Karar Künyesi
Şirkette çalışan işçiler için kıdem tazminatı karşılıklarının ayrılmadığı ve 372 - 472 Kıdem Tazminatı Karşılığı Hesaplarının kullanılmadığı tespit edilmiştir.
6102 sayılı Türk Ticaret Kanunu’nun “Defter tutma ve envanter” başlıklı 64/1’inci maddesinde; her tacirin, ticari defterleri tutmak ve defterlerinde, mali durumunu, borç ve alacak ilişkilerini açıkça görülebilir bir şekilde ortaya koymak zorunda olduğu belirtilmiştir.
1 Sıra No.lu Muhasebe Sistemi Uygulama Genel Tebliği’nin “Tekdüzen Hesap Çerçevesi, Hesap Planı ve Hesap Planı Açıklamaları” başlıklı ekinde 372 ve 472- Kıdem Tazminatı Karşılığı Hesapları tanımlanmış olup 372 ve 472 no.lu hesaplar, belirlenecek esaslar çerçevesinde ayrılan ve faaliyet dönemi içinde veya uzun vadede ödeneceği öngörülen kıdem tazminatı karşılıklarının izlenmesi için kullanılmaktadır.
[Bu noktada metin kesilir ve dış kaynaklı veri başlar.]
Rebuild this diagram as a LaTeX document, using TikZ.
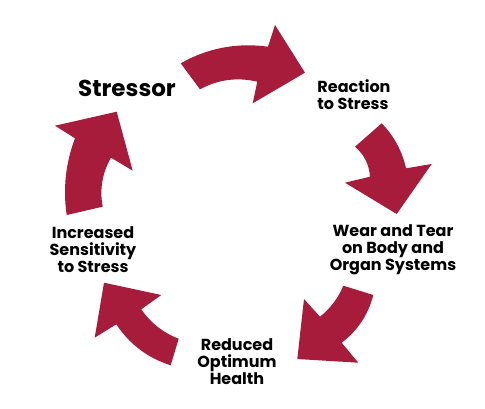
\documentclass[tikz,border=0pt]{standalone}
\usepackage{fontspec}
\setmainfont{Poppins}
\usetikzlibrary{calc}
\definecolor{crimson}{RGB}{166,28,58}
\begin{document}
\begin{tikzpicture}[x=1pt,y=-1pt,
  arrowshape/.style={fill=crimson,draw=none},
  lbl/.style={font=\bfseries\fontsize{16}{17}\selectfont,align=center,inner sep=0pt,text=black},
  biglbl/.style={font=\bfseries\fontsize{23}{26}\selectfont,inner sep=0pt,text=black}]
\useasboundingbox (0,0) rectangle (485,409);
% quadratic-like curve helper: from A via control C to B
\def\qc(#1)(#2)(#3){.. controls ($(#1)!0.6667!(#2)$) and ($(#3)!0.6667!(#2)$) .. (#3)}
% arrow 1 (top)
\fill[arrowshape] (180.7,63.3) \qc(180.7,63.3)(221.5,40.3)(268,46.7) -- (275,25) -- (305,72.7) -- (252.7,103.3) -- (257.3,81.7) \qc(257.3,81.7)(227.2,74.6)(200,89.3) -- cycle;
% arrow 2 (right)
\fill[arrowshape] (381.7,123.3) \qc(381.7,123.3)(400.2,142.4)(406,168.3) -- (431.7,164) -- (396.7,214) -- (345,182.7) -- (370,176.7) \qc(370,176.7)(368.8,158.6)(355,146.7) -- cycle;
% arrow 3 (bottom right)
\fill[arrowshape] (373.3,295) \qc(373.3,295)(365.8,324.4)(341.7,342.7) -- (358.3,362.7) -- (297.3,359) -- (304,299) -- (320,316.7) \qc(320,316.7)(335.7,304.2)(343.3,285.7) -- cycle;
% arrow 4 (bottom left)
\fill[arrowshape] (170.7,365.3) \qc(170.7,365.3)(136.3,354.4)(116.3,324.3) -- (94.7,337.7) -- (104,282.7) -- (161.3,295) -- (141.3,309.3) \qc(141.3,309.3)(155.4,329.8)(178.7,338.7) -- cycle;
% arrow 5 (left)
\fill[arrowshape] (66.7,215) \qc(66.7,215)(60.9,175.6)(75,138.3) -- (55,125.7) -- (116.7,111.7) -- (132.7,170.7) -- (111,157.7) \qc(111,157.7)(97.8,180.7)(102.7,206.7) -- cycle;
% labels
\node[biglbl] (stressor) at (127,88) {Stressor};
\node[lbl,align=left] (reaction) at (354,95) {Reaction\\to Stress};
\node[lbl] (wear) at (393,250) {Wear and Tear\\on Body and\\Organ Systems};
\node[lbl] (reduced) at (237,362) {Reduced\\Optimum\\Health};
\node[lbl] (increased) at (93,250) {Increased\\Sensitivity\\to Stress};
\end{tikzpicture}
\end{document}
Kıdem tazminatı karşılıkları ilk ayrıldığında, 472- Kıdem Tazminatı Karşılığı Hesabına kaydedilmesi, vadeleri bir yılın altına düşen ve faaliyet dönemi içerisinde ödenmesi öngörülen tutarların, 372- Kıdem Tazminatı Karşılığı Hesabına aktarılması gerekmektedir.
Aynı Tebliğ’de muhasebenin temel kavramlarından birisi olan ihtiyatlılık kavramı tanımlanmış ve söz konusu kavram gereğince muhasebe olaylarında temkinli davranılması ve işletmenin karşılaşabileceği risklerin gözönüne alınması için işletmelerin muhtemel giderleri ve zararları için karşılık ayırması gerektiği belirtilmiştir.
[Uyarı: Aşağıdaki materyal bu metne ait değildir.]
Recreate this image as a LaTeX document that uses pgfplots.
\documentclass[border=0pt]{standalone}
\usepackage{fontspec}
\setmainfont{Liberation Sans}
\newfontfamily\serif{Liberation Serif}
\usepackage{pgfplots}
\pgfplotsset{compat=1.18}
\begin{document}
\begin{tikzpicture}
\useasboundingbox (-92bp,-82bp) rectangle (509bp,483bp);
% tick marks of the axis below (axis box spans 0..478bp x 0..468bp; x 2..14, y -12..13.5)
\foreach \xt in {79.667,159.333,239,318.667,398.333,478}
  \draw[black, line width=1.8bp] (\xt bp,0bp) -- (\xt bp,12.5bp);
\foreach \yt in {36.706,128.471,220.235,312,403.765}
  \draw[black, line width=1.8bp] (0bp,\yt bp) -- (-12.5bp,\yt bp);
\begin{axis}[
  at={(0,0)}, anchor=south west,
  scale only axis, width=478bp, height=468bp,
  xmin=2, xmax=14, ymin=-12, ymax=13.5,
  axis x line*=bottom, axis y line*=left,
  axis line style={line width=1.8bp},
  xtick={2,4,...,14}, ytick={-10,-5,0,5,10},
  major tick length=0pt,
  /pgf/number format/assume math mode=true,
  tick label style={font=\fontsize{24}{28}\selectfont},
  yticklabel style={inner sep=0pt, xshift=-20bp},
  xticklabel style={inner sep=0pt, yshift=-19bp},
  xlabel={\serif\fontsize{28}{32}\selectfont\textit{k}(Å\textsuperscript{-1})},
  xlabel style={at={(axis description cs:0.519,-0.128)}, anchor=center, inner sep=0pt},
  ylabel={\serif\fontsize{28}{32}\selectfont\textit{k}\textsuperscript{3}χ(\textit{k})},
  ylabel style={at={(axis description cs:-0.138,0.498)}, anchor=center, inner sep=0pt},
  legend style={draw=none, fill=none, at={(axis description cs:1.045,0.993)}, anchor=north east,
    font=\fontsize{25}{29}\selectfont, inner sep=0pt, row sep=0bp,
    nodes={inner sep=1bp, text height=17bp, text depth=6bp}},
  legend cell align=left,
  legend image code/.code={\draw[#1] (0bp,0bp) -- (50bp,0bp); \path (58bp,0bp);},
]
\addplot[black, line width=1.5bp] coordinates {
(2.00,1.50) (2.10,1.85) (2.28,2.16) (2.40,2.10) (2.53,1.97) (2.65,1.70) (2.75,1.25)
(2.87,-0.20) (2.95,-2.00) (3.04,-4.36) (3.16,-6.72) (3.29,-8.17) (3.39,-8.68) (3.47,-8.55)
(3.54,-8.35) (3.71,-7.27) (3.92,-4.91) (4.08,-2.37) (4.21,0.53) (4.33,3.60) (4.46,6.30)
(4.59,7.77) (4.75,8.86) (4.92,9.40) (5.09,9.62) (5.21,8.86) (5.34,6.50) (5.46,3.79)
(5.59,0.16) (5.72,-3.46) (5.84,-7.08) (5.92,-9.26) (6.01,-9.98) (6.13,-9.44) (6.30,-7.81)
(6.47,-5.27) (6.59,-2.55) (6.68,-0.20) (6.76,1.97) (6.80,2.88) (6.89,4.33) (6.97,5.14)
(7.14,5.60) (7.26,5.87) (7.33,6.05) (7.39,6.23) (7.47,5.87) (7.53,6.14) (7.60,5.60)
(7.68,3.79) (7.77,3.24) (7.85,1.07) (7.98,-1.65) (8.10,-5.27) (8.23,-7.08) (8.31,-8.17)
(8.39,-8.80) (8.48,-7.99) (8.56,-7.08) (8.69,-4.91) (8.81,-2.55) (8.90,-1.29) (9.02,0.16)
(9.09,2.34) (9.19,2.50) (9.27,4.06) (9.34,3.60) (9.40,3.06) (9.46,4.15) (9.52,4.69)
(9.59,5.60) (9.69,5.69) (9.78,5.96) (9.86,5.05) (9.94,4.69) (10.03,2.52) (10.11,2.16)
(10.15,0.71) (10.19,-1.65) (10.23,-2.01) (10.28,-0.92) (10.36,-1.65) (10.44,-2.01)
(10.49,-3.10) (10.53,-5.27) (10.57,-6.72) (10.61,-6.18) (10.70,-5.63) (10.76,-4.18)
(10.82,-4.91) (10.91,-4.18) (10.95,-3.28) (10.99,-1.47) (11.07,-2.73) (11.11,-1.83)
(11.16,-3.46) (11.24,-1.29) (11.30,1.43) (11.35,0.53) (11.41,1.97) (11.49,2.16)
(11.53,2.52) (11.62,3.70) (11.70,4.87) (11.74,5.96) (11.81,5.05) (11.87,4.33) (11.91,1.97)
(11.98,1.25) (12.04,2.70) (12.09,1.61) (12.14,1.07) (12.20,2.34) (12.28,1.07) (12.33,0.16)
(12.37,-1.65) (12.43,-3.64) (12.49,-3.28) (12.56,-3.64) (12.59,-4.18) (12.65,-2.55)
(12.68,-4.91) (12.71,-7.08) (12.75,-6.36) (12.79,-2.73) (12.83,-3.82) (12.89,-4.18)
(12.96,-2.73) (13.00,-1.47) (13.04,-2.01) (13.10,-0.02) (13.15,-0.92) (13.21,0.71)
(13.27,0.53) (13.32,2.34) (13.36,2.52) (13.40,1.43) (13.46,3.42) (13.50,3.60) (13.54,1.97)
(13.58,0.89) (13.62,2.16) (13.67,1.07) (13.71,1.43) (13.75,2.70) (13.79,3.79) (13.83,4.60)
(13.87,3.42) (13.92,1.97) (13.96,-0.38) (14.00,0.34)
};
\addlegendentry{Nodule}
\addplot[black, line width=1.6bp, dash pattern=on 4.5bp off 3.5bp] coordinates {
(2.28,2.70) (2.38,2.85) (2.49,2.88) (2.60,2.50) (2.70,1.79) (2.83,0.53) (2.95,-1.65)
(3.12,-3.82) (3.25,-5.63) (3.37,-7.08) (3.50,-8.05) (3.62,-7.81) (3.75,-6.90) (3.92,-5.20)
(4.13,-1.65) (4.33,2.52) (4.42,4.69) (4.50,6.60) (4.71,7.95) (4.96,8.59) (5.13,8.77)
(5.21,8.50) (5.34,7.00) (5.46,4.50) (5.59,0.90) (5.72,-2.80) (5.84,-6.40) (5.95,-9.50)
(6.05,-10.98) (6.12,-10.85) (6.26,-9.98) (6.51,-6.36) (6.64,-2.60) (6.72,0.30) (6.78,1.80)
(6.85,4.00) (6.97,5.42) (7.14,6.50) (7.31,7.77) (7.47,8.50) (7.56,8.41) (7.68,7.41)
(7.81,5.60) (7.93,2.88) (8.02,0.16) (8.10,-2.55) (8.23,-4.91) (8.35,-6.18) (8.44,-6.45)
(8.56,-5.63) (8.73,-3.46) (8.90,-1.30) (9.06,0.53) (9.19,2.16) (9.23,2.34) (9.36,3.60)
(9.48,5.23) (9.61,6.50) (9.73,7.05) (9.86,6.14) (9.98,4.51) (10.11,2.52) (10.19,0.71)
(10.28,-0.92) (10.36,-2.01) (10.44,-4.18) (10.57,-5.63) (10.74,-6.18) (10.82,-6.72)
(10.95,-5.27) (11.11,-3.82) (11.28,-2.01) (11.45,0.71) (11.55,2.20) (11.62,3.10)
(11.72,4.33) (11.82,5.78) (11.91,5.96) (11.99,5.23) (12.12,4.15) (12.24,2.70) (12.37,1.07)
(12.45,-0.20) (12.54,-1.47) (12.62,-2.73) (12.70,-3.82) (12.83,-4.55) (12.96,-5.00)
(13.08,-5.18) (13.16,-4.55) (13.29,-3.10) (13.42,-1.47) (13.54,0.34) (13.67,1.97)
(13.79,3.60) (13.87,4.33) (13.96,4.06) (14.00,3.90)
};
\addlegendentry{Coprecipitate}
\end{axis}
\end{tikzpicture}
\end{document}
Bununla beraber Tek Düzen Muhasebe Sistemini uygulayan şirketlerde 6 Seri No’lu Muhasebe Sistemi Uygulama Genel Tebliği gereğince kıdem tazminatı karşılığı ayrılması hususu ihtiyarilik teşkil ederek şirketlerin kendi isteklerine bırakılmıştır. Ancak şirketlerin mali durumunu gerçeğe uygun olarak görmesi adına kıdem tazminatlarının hesap dönemi itibariyle hesaplanıp karşılık ayrılması ve bunların mali tablolarda gösterilmesi önem teşkil etmektedir.
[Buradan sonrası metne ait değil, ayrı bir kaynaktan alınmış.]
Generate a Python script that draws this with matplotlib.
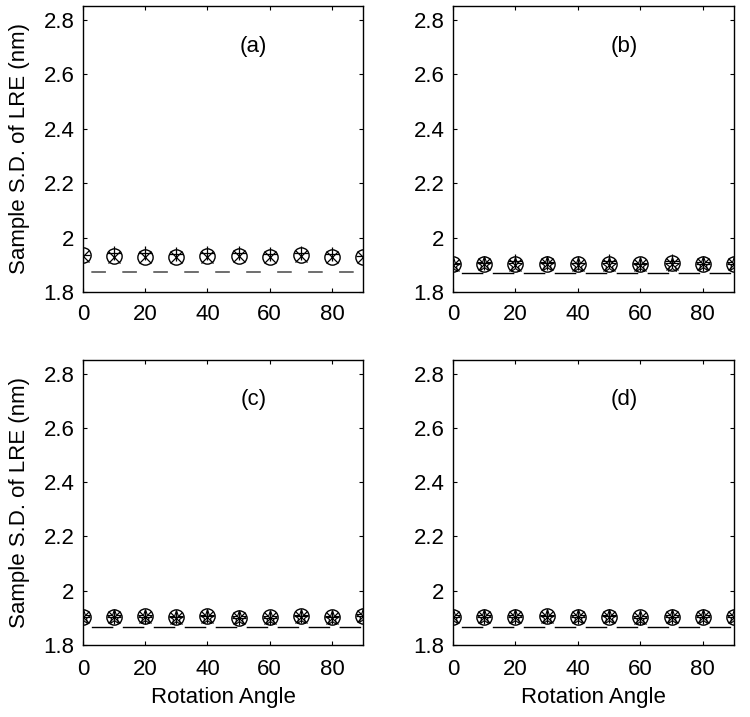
import numpy as np
import matplotlib
matplotlib.use('Agg')
from matplotlib import pyplot as plt

plt.rcParams['font.family'] = ['Liberation Sans', 'DejaVu Sans']
plt.rcParams['lines.scale_dashes'] = False

angles = [0, 10, 20, 30, 40, 50, 60, 70, 80, 90]

# values per panel: circle, x, plus, star markers and the lower bound
a_circle = [1.935, 1.932, 1.930, 1.930, 1.933, 1.934, 1.930, 1.935, 1.930, 1.930]
a_x = [1.932, 1.930, 1.928, 1.928, 1.930, 1.932, 1.928, 1.932, 1.928, 1.928]
a_plus = [1.935, 1.945, 1.942, 1.940, 1.945, 1.942, 1.938, 1.943, 1.940, 1.932]
a_bound = 1.872

b_circle = [1.902, 1.903, 1.903, 1.903, 1.902, 1.903, 1.902, 1.905, 1.903, 1.903]
b_x = [1.900, 1.902, 1.900, 1.902, 1.900, 1.900, 1.900, 1.902, 1.902, 1.902]
b_plus = [1.902, 1.905, 1.912, 1.905, 1.908, 1.912, 1.903, 1.915, 1.903, 1.903]
b_star = [1.900, 1.902, 1.900, 1.902, 1.900, 1.900, 1.898, 1.900, 1.902, 1.902]
b_bound = 1.868

c_circle = [1.903, 1.903, 1.905, 1.902, 1.905, 1.900, 1.902, 1.905, 1.902, 1.908]
c_x = [1.902, 1.902, 1.903, 1.900, 1.903, 1.898, 1.900, 1.903, 1.900, 1.905]
c_plus = [1.903, 1.903, 1.903, 1.902, 1.905, 1.900, 1.900, 1.905, 1.902, 1.908]
c_star = [1.902, 1.902, 1.903, 1.900, 1.903, 1.898, 1.900, 1.903, 1.900, 1.905]
c_bound = 1.868

d_circle = [1.903, 1.903, 1.903, 1.905, 1.903, 1.903, 1.902, 1.903, 1.903, 1.903]
d_x = [1.902, 1.902, 1.902, 1.903, 1.902, 1.902, 1.900, 1.902, 1.902, 1.902]
d_plus = [1.903, 1.903, 1.903, 1.905, 1.903, 1.905, 1.900, 1.903, 1.903, 1.903]
d_star = [1.902, 1.902, 1.902, 1.903, 1.902, 1.902, 1.900, 1.902, 1.902, 1.902]
d_bound = 1.868

panels = [
    ('(a)', a_circle, a_x, a_plus, None, a_bound),
    ('(b)', b_circle, b_x, b_plus, b_star, b_bound),
    ('(c)', c_circle, c_x, c_plus, c_star, c_bound),
    ('(d)', d_circle, d_x, d_plus, d_star, d_bound),
]

fig = plt.figure(figsize=(7.5, 7.17), dpi=100)
W, H = 750.0, 717.0
boxes = [(83, 6, 363, 292), (453, 6, 734, 292), (83, 360, 363, 645), (453, 360, 734, 645)]
fs = 16

for i, (label, circ, xs, plus, star, bound) in enumerate(panels):
    x0, y0, x1, y1 = boxes[i]
    ax = fig.add_axes([x0 / W, 1 - y1 / H, (x1 - x0) / W, (y1 - y0) / H])

    if i == 0:
        ax.plot([0, 90], [bound, bound], color='#555555', lw=1.2,
                linestyle=(-6.0, (10.5, 11.8)))
    else:
        ax.plot([0, 90], [bound, bound], color='black', lw=1.0,
                linestyle=(-6.0, (15.5, 6.8)))

    ax.plot(angles, circ, 'o', mfc='none', mec='black', ms=11, mew=1.0)
    ax.plot(angles, xs, 'x', color='black', ms=8, mew=0.9)
    ax.plot(angles, plus, '+', color='black', ms=10, mew=0.9)
    if star is not None:
        ax.plot(angles, star, '*', mfc='none', mec='black', ms=11, mew=0.8)

    ax.set_xlim(0, 90)
    ax.set_ylim(1.8, 2.85)
    ax.set_xticks([0, 20, 40, 60, 80])
    ax.set_yticks([1.8, 2.0, 2.2, 2.4, 2.6, 2.8])
    ax.set_yticklabels(['1.8', '2', '2.2', '2.4', '2.6', '2.8'])
    ax.tick_params(direction='in', top=True, right=True, length=3, width=0.8,
                   labelsize=fs)
    ax.tick_params(axis='x', pad=9 if i < 2 else 10)
    ax.tick_params(axis='y', pad=6)
    for s in ax.spines.values():
        s.set_linewidth(1.0)

    ax.text(0.61, 0.86, label, transform=ax.transAxes, fontsize=fs,
            ha='center', va='center')

    if i % 2 == 0:
        ax.set_ylabel('Sample S.D. of LRE (nm)', fontsize=fs, labelpad=10)
    if i >= 2:
        ax.set_xlabel('Rotation Angle', fontsize=fs, labelpad=5)

fig.savefig('out.png', dpi=100)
2020 yılı itibariyle KAY-TUR A.Ş’de İş Kanunu’na tabi olarak farklı unvanlarda toplamda 276 adet sürekli işçi istihdam edilmesine karşın Şirketin mali tablolarında 372 ve 472 no.lu hesapların kullanılmadığı görülmüştür. Ancak Şirketin mali açıdan güçlü bir durumda olmadığı ve de yukarıda yer verilen ihtiyatlılık kavramı göz önünde bulundurulduğunda; Şirketin gelecek dönemde karşılaşabileceği yükümlülükleri tespit etmesi ve buna yönelik tedbirler alabilmesi için kıdem tazminatı karşılıklarının mali tablolarda gösterilmesi uygun
olacaktır.
Bu itibarla; her ne kadar Muhasebe Sistemi Uygulama Genel Tebliği ile ihtiyari bırakılmış olsa da muhasebenin temel kavramlarından olan ihtiyatlılık kavramı gereğince Şirketin ileriki dönemde gerçekleşmesi beklenen giderlerinin bilançoda gösterilmesini teminen işçiler için her yıl kıdem tazminatı karşılığı ayrılmasının ve ilgili hesaplarda izlenmesinin uygun olacağı değerlendirilmektedir.